Os jargões normalmente ouvidos nesses momentos são excelentes indicadores tanto da omissão de quem deveria ser proativo para que essas situações fossem evitadas, quanto de uma escolha política que abstrai das prioridades de gestão, as áreas da cidade mais vulneráveis a momentos de maior ou menor alteração climática. Por isso, dizer que a cidade está enfrentando “as maiores chuvas dos últimos vinte anos” não é um argumento razoável para justificar as mortes e os transtornos causados em Salvador devido as chuvas. Ao contrário, deveria ser exatamente nos momentos que não tivéssemos fenômenos climáticos extremos – os últimos vinte anos, no mínimo – que teríamos que aplicar toda a nossa tecnologia e orçamento disponíveis para nos preparar para a possível ocorrência dessas intempéries. Isto é, a pergunta que não pode deixar de ser feita é qual o motivo que, num espaço de tempo que contemplava cinco mandatos eletivos diferentes, nos três entes federativos, não foram feitas as ações necessárias para proteger a cidade e seus cidadãos de momentos como esse que ora estamos vivendo?

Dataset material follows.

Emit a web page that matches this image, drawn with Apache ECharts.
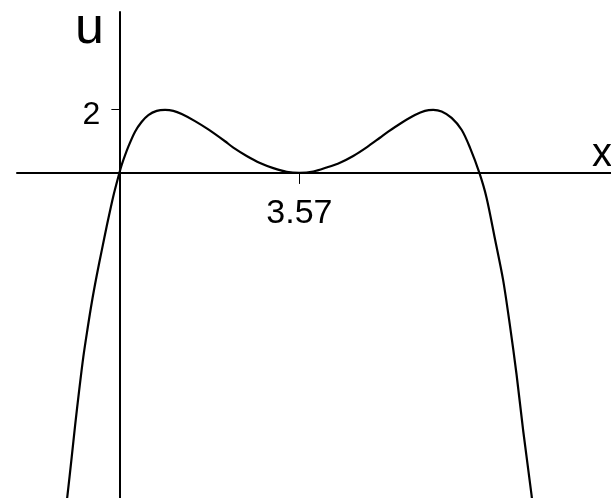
<!DOCTYPE html>
<html>
<head>
<meta charset="utf-8">
<script src="https://cdn.jsdelivr.net/npm/echarts@6/dist/echarts.min.js"></script>
<style>
  html, body { margin: 0; padding: 0; background: #ffffff; }
  #chart { width: 611px; height: 498px; }
</style>
</head>
<body>
<div id="chart"></div>
<script>
// Sampled points of the curve u(x)
const xVals = [-1.06, -1.031, -0.944, -0.878, -0.799, -0.714, -0.634, -0.547, -0.448, -0.349, -0.250, -0.119,
  0, 0.048, 0.178, 0.311, 0.444, 0.575, 0.741, 0.906, 1.070, 1.237, 1.500, 1.764, 2.095, 2.260, 2.525, 2.789,
  3.053, 3.318, 3.57, 3.845, 4.111, 4.375, 4.638, 4.904, 5.168, 5.332, 5.598, 5.861, 6.060, 6.224, 6.391,
  6.589, 6.787, 6.951, 7.14, 7.283, 7.447, 7.611, 7.744, 7.877, 8.008, 8.174, 8.20];
const uVals = [-10.45, -10.1, -8.87, -7.90, -6.82, -5.74, -4.90, -4.05, -3.20, -2.42, -1.66, -0.72,
  0, 0.26, 0.82, 1.29, 1.60, 1.81, 1.94, 1.97, 1.94, 1.84, 1.62, 1.36, 0.99, 0.79, 0.53, 0.31,
  0.15, 0.035, 0, 0.042, 0.17, 0.32, 0.53, 0.80, 1.10, 1.29, 1.57, 1.81, 1.94, 1.97, 1.92,
  1.72, 1.35, 0.80, 0, -0.78, -2.05, -3.35, -4.75, -6.30, -8.05, -10.06, -10.45];

// Marked tick positions and their labels
const xTicks = [3.57];
const yTicks = [2];
const xTickLabels = ['3.57'];
const yTickLabels = ['2'];

// Axis names
const xName = 'x';
const yName = 'u';

const points = xVals.map((x, i) => [x, uVals[i]]);
const FONT = '"Liberation Sans", Arial, sans-serif';

const chart = echarts.init(document.getElementById('chart'), null, { renderer: 'canvas' });
chart.setOption({
  animation: false,
  backgroundColor: '#ffffff',
  grid: { left: 17, right: 0, top: 12, bottom: 0, containLabel: false, outerBoundsMode: 'none' },
  xAxis: {
    type: 'value',
    min: -2.03,
    max: 9.75,
    axisLine: { onZero: true, lineStyle: { color: '#000', width: 2 } },
    axisTick: { show: true, customValues: xTicks, length: 11, lineStyle: { color: '#000', width: 1 } },
    axisLabel: { show: false },
    splitLine: { show: false }
  },
  yAxis: {
    type: 'value',
    min: -10.16,
    max: 5.03,
    axisLine: { onZero: true, lineStyle: { color: '#000', width: 2 } },
    axisTick: { show: true, customValues: yTicks, length: 8, lineStyle: { color: '#000', width: 1 } },
    axisLabel: { show: false },
    splitLine: { show: false }
  },
  graphic: [
    {
      type: 'text', left: 75, top: 3,
      style: { text: yName, fill: '#000', font: '52px ' + FONT }
    },
    {
      type: 'text', left: 592, top: 135,
      style: { text: xName, fill: '#000', font: '40px ' + FONT }
    }
  ],
  series: [
    {
      type: 'line',
      data: points,
      showSymbol: false,
      smooth: 0.3,
      clip: true,
      lineStyle: { color: '#000', width: 2.2 },
      z: 3
    },
    {
      // tick labels sitting on the axes
      type: 'scatter',
      symbolSize: 0,
      silent: true,
      itemStyle: { opacity: 1 },
      data: xTicks.map((v, i) => ({
        value: [v, 0],
        label: { show: true, position: 'bottom', distance: 24, formatter: xTickLabels[i],
                 color: '#000', opacity: 1, fontFamily: FONT, fontSize: 34 }
      })).concat(yTicks.map((v, i) => ({
        value: [0, v],
        label: { show: true, position: 'left', distance: 19, offset: [0, 6], formatter: yTickLabels[i],
                 color: '#000', opacity: 1, fontFamily: FONT, fontSize: 32 }
      })))
    }
  ]
});
</script>
</body>
</html>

Obviamente que os elementos naturais são variáveis muito importantes nesses acontecimentos, no entanto, eles não devem ser vistos como condições suficientes para as consequências deletérias que historicamente ocorrem no período chuvoso de Salvador. É a falta de políticas públicas de planejamento e organização urbana adequadas, para uma cidade com as características da capital da Bahia, que é a variável principal para todos os problemas que estamos enfrentando. Na verdade, é exatamente devido a sazonalidade na ocorrência de chuvas intensas, em nossa região, que podemos afirmar que a ausência ou insuficiência de políticas e ações apropriadas de planejamento urbano, até mesmo em nível metropolitano, são os elementos impeditivos para mitigar os efeitos mais graves dos momentos em que as nossas características climáticas apresentam “pontos fora da curva” do seu período de maior normalidade estatística.